Approximately the same length and reading level as the Goosebumps books, the Ghosthunters series is different in tone. Whereas Goosebumps are written and marketed to come off like watered-down versions of horror movies, Ghosthunters is more along the lines of the movie Ghostbusters. Funke is intent on creating a realistic, likable character in Tom, who is not yet ten and the kind of kid who often has "stumbly, bumbly everything-goes-wrong-days." Tom also has a big sister who is six years older than he is and only happy when she is tormenting him and making his life miserable. In the first book in the series we learn that Tom is deathly afraid of ghosts and unable to convince his family he has seen one in the basement of the apartment building they live in. The only person who will listen to him is his grandmother. Not only does she believe Tom's story, she sends him to talk to her friend and ghost hunter, Hetty Hyssop. Hetty seems like an oddball at first, but we soon learn that her strange ways, like wearing and decorating only in the color red, are really strategies to keep ghosts at bay. Hetty tells Tom how to expel the ghost from his cellar, but he only finds himself more deeply involved in Hetty's business when the ghost, Hugo, tells Tom a sad story about being evicted from his previous haunt and desperately wants to go home.

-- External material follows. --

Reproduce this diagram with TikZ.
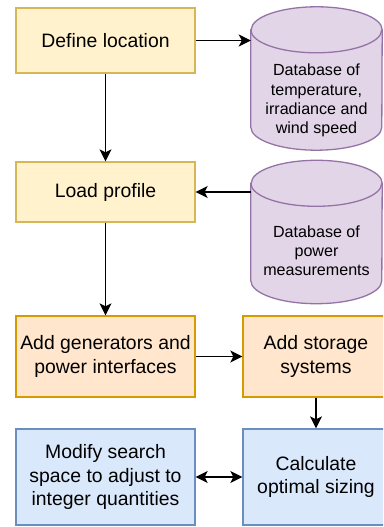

What follows is a amply detailed story with lots of acronyms, ASG - Averagely Spooky Ghost and IRG - Incredibly Revolting Ghost, the two most frequently used, and long lists of abilities and qualities of each of these types of ghosts as well as lists and tips for ghost hunting in the back of the book. This is all very important information that is needed when trying to capture any ghost. While the IRG who has displaced Hugo (an ASG) is very menacing and threatens to scare Tom and Hetty to death, the suspense of the book is never very intense. The revoltingness promised in the title is never too gross, either. Ghosts leave slime on things, trash furniture and sometimes eat everything in site. I couldn't help thinking of the ghost Slimer from the original Ghostbusters. Although Funke began publishing her Ghosthunters series in Germany in 1993, I didn't find this book dated at all. It was entertaining with just enough twists and quirks to keep me interested. I never doubted the happy ending of the book, which includes revenge on Lola, Tom's big sister. Hugo the ghost was especially entertaining and friendly, which added immensely to the appeal and non-threatening nature of the book.

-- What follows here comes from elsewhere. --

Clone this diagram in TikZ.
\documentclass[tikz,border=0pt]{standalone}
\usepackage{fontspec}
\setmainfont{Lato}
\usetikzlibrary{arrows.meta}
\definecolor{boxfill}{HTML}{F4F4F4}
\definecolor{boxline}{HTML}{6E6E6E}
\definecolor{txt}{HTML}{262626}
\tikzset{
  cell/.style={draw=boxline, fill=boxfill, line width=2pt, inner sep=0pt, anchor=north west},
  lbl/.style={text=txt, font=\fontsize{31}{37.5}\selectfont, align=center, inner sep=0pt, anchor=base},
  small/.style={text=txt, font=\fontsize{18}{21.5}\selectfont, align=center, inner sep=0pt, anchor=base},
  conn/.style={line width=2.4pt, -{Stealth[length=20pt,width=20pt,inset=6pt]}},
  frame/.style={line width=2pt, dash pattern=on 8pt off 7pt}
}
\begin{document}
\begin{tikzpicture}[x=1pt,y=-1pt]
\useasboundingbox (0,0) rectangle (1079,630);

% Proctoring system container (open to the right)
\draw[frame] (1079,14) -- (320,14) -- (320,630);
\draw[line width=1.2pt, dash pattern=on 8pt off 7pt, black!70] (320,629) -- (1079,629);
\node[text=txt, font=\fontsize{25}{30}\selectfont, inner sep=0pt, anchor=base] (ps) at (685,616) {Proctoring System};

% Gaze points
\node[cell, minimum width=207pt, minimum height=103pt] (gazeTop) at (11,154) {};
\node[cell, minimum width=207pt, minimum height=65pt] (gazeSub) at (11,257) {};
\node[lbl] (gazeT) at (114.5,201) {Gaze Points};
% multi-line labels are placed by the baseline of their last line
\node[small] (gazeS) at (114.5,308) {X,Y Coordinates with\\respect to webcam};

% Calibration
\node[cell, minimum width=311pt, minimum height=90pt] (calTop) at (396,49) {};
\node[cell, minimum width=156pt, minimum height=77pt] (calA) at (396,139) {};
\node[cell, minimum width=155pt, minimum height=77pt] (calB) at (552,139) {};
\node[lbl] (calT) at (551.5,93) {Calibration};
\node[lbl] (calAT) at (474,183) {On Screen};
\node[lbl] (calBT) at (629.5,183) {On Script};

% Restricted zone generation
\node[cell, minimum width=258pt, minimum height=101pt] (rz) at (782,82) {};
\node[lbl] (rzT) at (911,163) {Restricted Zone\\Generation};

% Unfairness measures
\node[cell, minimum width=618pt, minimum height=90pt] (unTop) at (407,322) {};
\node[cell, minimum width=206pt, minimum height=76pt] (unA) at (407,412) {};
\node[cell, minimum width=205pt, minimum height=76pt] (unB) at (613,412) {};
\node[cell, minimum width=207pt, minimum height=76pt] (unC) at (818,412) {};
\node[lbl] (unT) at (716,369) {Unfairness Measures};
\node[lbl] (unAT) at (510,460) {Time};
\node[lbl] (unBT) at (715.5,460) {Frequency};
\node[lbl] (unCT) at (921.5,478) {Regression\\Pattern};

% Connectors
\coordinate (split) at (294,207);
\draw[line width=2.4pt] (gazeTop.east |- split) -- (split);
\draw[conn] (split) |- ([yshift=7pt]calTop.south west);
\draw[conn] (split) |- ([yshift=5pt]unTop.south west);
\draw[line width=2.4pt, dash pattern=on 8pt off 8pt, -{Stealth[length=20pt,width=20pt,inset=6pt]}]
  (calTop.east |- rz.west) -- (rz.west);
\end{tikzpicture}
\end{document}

I would definitely recommend this series to a reader who is interested in ghosts. Funke does present ghosts and the many ways to thwart them in a realistic way, which should appeal to reluctant readers as well as kids who like a good story.

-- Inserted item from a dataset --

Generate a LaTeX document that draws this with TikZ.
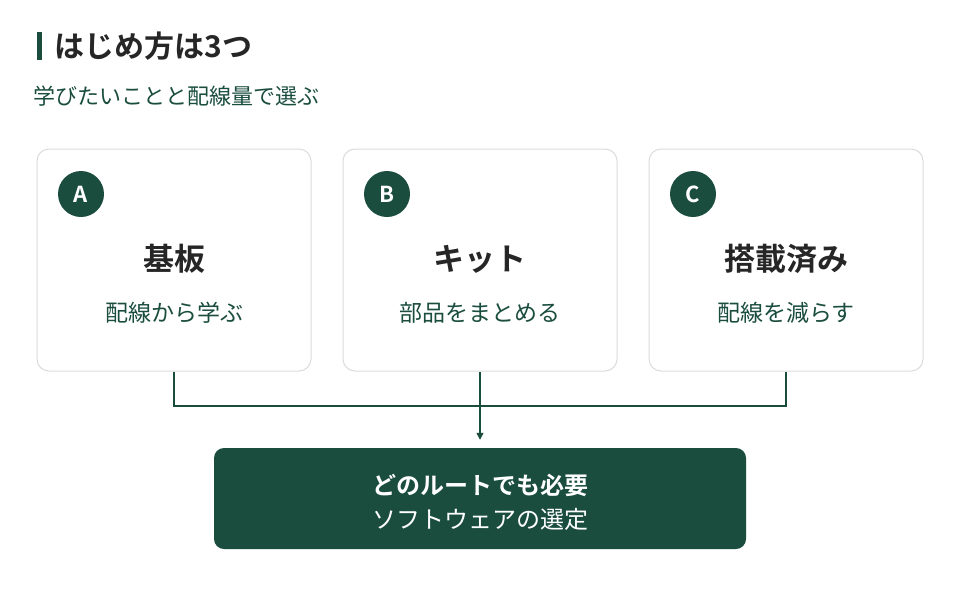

Readers who like this book might enjoy:
The Ink Drinker, by Eric Sanvoisin
Scream Street by Tommy Donbavand
Araminta Spookie by Angie Sage
Coraline by Neil Gaiman
Olivia Kidney by Ellen Potter. This is a FABULOUS ghost story. A bit like the movie The Sixth Sense - you don't realize everyone is a ghost until the end. The writing is brilliantly creative and the characters are intriguing. Don't give this twist away to your kids if you are trying to interest them in the book, though.